A suite of conceptual idylls–or scenes from an epistemology–these procedural poems by Brian Blanchfield (author, too, of A Several World, Nightboat Books, 2014) are situated variously in an American span, a landscape sloping from 1973 and terminating in the bottom-line platitudes of, for instance, Thomas Friedman and Antonin Scalia. For more about, around, and behind the poems, check out “The History of The History of Ideas, 1973-2012.”
Spork # 14 is Lara Glenum’s “ALL HOPPED UP ON FLESHY DUM DUMS”
“Authentic experience, after all, always involves a myth of origin, and every time Plath goes back to access origins, she finds herself trapped inside a performance of Romantic Sublime, which spells the death of the female subject. Thus by the end of the poem, as in so many of Plath’s poems, the speaker feels compelled to disembody herself.
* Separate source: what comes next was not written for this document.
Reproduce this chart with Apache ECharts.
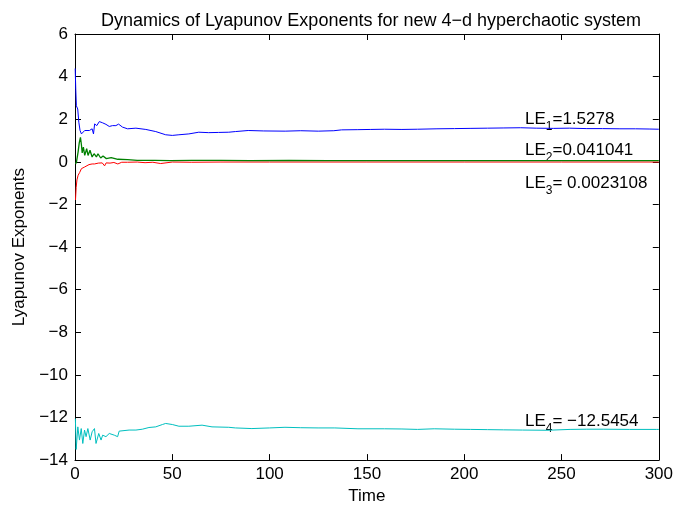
<!DOCTYPE html>
<html>
<head>
<meta charset="utf-8">
<script src="https://cdn.jsdelivr.net/npm/echarts@6/dist/echarts.min.js"></script>
<style>html,body{margin:0;padding:0;background:#fff}#c{width:676px;height:510px}</style>
</head>
<body>
<div id="c"></div>
<script>
// ---- data ----
const le1T = [0.1,0.4,0.7,1.1,1.4,1.96,2.6,3.3,4.3,5.0,6.0,7.4,8.8,9.5,10.1,11.2,12.5,14.2,15.9,17.6,19.3,21,22.4,24.4,27,31.3,36.4,41.5,46.6,50,53.4,58.5,63.6,68.7,73.8,79,82.4,89,97,108,116,125,133,137,145,152,159,168,176,186,195,203,212,220,229,237,246,254,263,271,280,288,295,300];
const le1V = [4.38,3.4,2.63,2.7,2.48,1.86,1.47,1.31,1.27,1.47,1.52,1.47,1.55,1.31,1.78,1.70,1.89,1.83,1.76,1.66,1.70,1.70,1.77,1.63,1.55,1.58,1.52,1.42,1.27,1.24,1.27,1.31,1.39,1.37,1.38,1.39,1.42,1.47,1.45,1.44,1.46,1.44,1.46,1.50,1.51,1.52,1.53,1.52,1.53,1.55,1.56,1.57,1.58,1.59,1.60,1.58,1.57,1.58,1.56,1.56,1.55,1.55,1.54,1.53];

const le2T = [0.3,0.77,1.6,2.2,2.8,3.3,3.7,4.3,5.0,6.0,6.7,7.7,8.8,9.8,11,11.8,13.2,14.4,16.1,18.6,22,27,32,41,49,60,75,90,110,130,150,175,200,230,260,300];
const le2V = [-0.1,0.0,0.47,0.9,1.15,0.8,0.42,0.69,0.30,0.62,0.30,0.54,0.23,0.38,0.23,0.38,0.18,0.27,0.15,0.20,0.12,0.10,0.07,0.07,0.06,0.07,0.065,0.06,0.065,0.06,0.06,0.06,0.06,0.06,0.06,0.06];

const le3T = [0.25,0.6,1.0,1.6,2.4,3.3,4.2,5.0,6.0,7.2,8.8,10,12,14,15.2,16,18,20,22,22.6,24,27,32,36,40,44,45,50,60,75,100,150,200,250,300];
const le3V = [-1.79,-1.2,-0.85,-0.63,-0.50,-0.32,-0.36,-0.24,-0.22,-0.13,-0.10,-0.10,-0.06,-0.05,-0.19,-0.05,-0.06,-0.03,-0.10,-0.19,-0.02,-0.02,-0.01,-0.04,-0.02,-0.08,-0.02,-0.01,-0.02,-0.01,-0.01,-0.01,-0.01,-0.01,-0.01];

const le4T = [0.2,0.6,1.45,2.3,3.2,4.0,4.9,5.7,6.6,7.8,8.8,10,10.8,12.2,13.4,14.2,15.9,17.6,20.2,21.9,22.7,27.8,31.3,34.6,38,41.5,44.9,46.6,50,53.4,58.5,65.3,70.4,79,82.4,90.9,100,107.9,116,124.9,133.5,145.4,159,168,176,184.6,195,203.3,212,220.3,230,242.5,254.4,263,271.4,285,298.7,300];
const le4V = [-12.05,-13.5,-12.44,-13.06,-12.52,-13.22,-12.59,-12.9,-12.52,-13.06,-12.67,-12.52,-13.22,-12.75,-13.06,-12.83,-12.9,-12.75,-12.83,-12.9,-12.64,-12.59,-12.59,-12.55,-12.47,-12.44,-12.33,-12.28,-12.33,-12.41,-12.41,-12.36,-12.44,-12.46,-12.49,-12.52,-12.49,-12.46,-12.48,-12.49,-12.49,-12.53,-12.53,-12.54,-12.56,-12.53,-12.55,-12.56,-12.57,-12.58,-12.59,-12.60,-12.56,-12.55,-12.55,-12.56,-12.56,-12.56];

const xTicks = [0,50,100,150,200,250,300];
const yTicks = [-14,-12,-10,-8,-6,-4,-2,0,2,4,6];
const leLabels = [
  {sub:'1', val:'=1.5278'},
  {sub:'2', val:'=0.041041'},
  {sub:'3', val:'= 0.0023108'},
  {sub:'4', val:'= \u221212.5454'}
];
const titleText = 'Dynamics of Lyapunov Exponents for new 4\u2212d hyperchaotic system';

// ---- chart ----
const FONT = '"Liberation Sans", Arial, Helvetica, sans-serif';
const pair = (t, v) => t.map((x, i) => [x, v[i]]);
const fmtY = v => (v < 0 ? '\u2212' + Math.abs(v) : String(v));

const chart = echarts.init(document.getElementById('c'), null, {renderer: 'canvas'});

const axisCommon = {
  axisLine: {show: true, onZero: false, lineStyle: {color: '#000', width: 1}},
  axisTick: {show: true, inside: true, length: 6, lineStyle: {color: '#000', width: 1}},
  splitLine: {show: false}
};

const lePos = [111, 142, 175, 413];
const graphics = leLabels.map((l, i) => ({
  type: 'text', left: 525, top: lePos[i],
  style: {
    text: '{m|LE}{s|' + l.sub + '}{m|' + l.val + '}',
    rich: {
      m: {fontSize: 17, fontFamily: FONT, fill: '#000', verticalAlign: 'bottom', padding: [0, 0, 5, 0]},
      s: {fontSize: 12, fontFamily: FONT, fill: '#000', verticalAlign: 'bottom'}
    }
  }
}));

chart.setOption({
  animation: false,
  backgroundColor: '#fff',
  title: {
    text: titleText, left: 366, top: 7, textAlign: 'center',
    textStyle: {fontSize: 18, fontWeight: 'normal', color: '#000', fontFamily: FONT}
  },
  grid: {left: 75, right: 14, top: 34, bottom: 46, containLabel: false},
  xAxis: [
    Object.assign({
      type: 'value', min: 0, max: 300, interval: 50, position: 'bottom',
      name: 'Time', nameLocation: 'middle', nameGap: 26,
      nameTextStyle: {fontSize: 17, color: '#000', fontFamily: FONT},
      axisLabel: {fontSize: 17, color: '#000', fontFamily: FONT, margin: 6,
        formatter: v => xTicks.includes(v) ? String(v) : ''}
    }, axisCommon),
    Object.assign({
      type: 'value', min: 0, max: 300, interval: 50, position: 'top',
      axisLabel: {show: false}
    }, axisCommon)
  ],
  yAxis: [
    Object.assign({
      type: 'value', min: -14, max: 6, interval: 2, position: 'left',
      name: 'Lyapunov Exponents', nameLocation: 'middle', nameGap: 45, nameRotate: 90,
      nameTextStyle: {fontSize: 17, color: '#000', fontFamily: FONT},
      axisLabel: {fontSize: 17, color: '#000', fontFamily: FONT, margin: 7,
        formatter: v => yTicks.includes(v) ? fmtY(v) : ''}
    }, axisCommon),
    Object.assign({
      type: 'value', min: -14, max: 6, interval: 2, position: 'right',
      axisLabel: {show: false}
    }, axisCommon)
  ],
  graphic: graphics,
  series: [
    {type: 'line', data: pair(le1T, le1V), showSymbol: false, symbol: 'none', lineStyle: {color: '#0000ff', width: 1}, xAxisIndex: 0, yAxisIndex: 0},
    {type: 'line', data: pair(le3T, le3V), showSymbol: false, symbol: 'none', lineStyle: {color: '#ff0000', width: 1}, xAxisIndex: 0, yAxisIndex: 0},
    {type: 'line', data: pair(le2T, le2V), showSymbol: false, symbol: 'none', lineStyle: {color: '#008000', width: 1.3}, xAxisIndex: 0, yAxisIndex: 0},
    {type: 'line', data: pair(le4T, le4V), showSymbol: false, symbol: 'none', lineStyle: {color: '#00bfbf', width: 1}, xAxisIndex: 0, yAxisIndex: 0}
  ]
});
</script>
</body>
</html>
I, on the other hand, insist on embodiment, and on getting a specifically female pleasure into the text.”
—Lara Glenum in a 2009 interview
Spork # 15 is Simon Jacob’s “SATURN”
“I have followed the concept of ‘the scream’ throughout my entire career—decades, hundreds of paintings—yet in the end, my pursuit has led me to this single, indelible image: that of rock’s most peerless shapeshifter, now faced with undeniable, unstoppable age, standing helpless before his own grim reflection in a paint-spattered room populated only with artifacts of his past, screaming, and screaming, and screaming.”
– Francis Bacon
Spork # 16 is Rauan Klassnik’s “SKY RAT”
“The author of this book, Sky Rat, claims to enjoy writing tender, love poetry and that this book, Sky Rat, is the pinnacle of his tender, love poetry. It is a book full of violence, sexual perversion and general abomination. Gleeful and unrelenting. It is a book full of typographical madness. The book of a serial killer, a nymphomaniac, and yet, yes, it is also a gentle book. A religious book, even.”
Spork’s full catalog also includes earlier titles by Dan Beachy-Quick, Gordon Massman, Drew Krewer, Zach Schomburg, Heather Palmer, Joylle McSweeney, Feng Sun Chen, Colin Winnette, John Beer and Ariana Reines.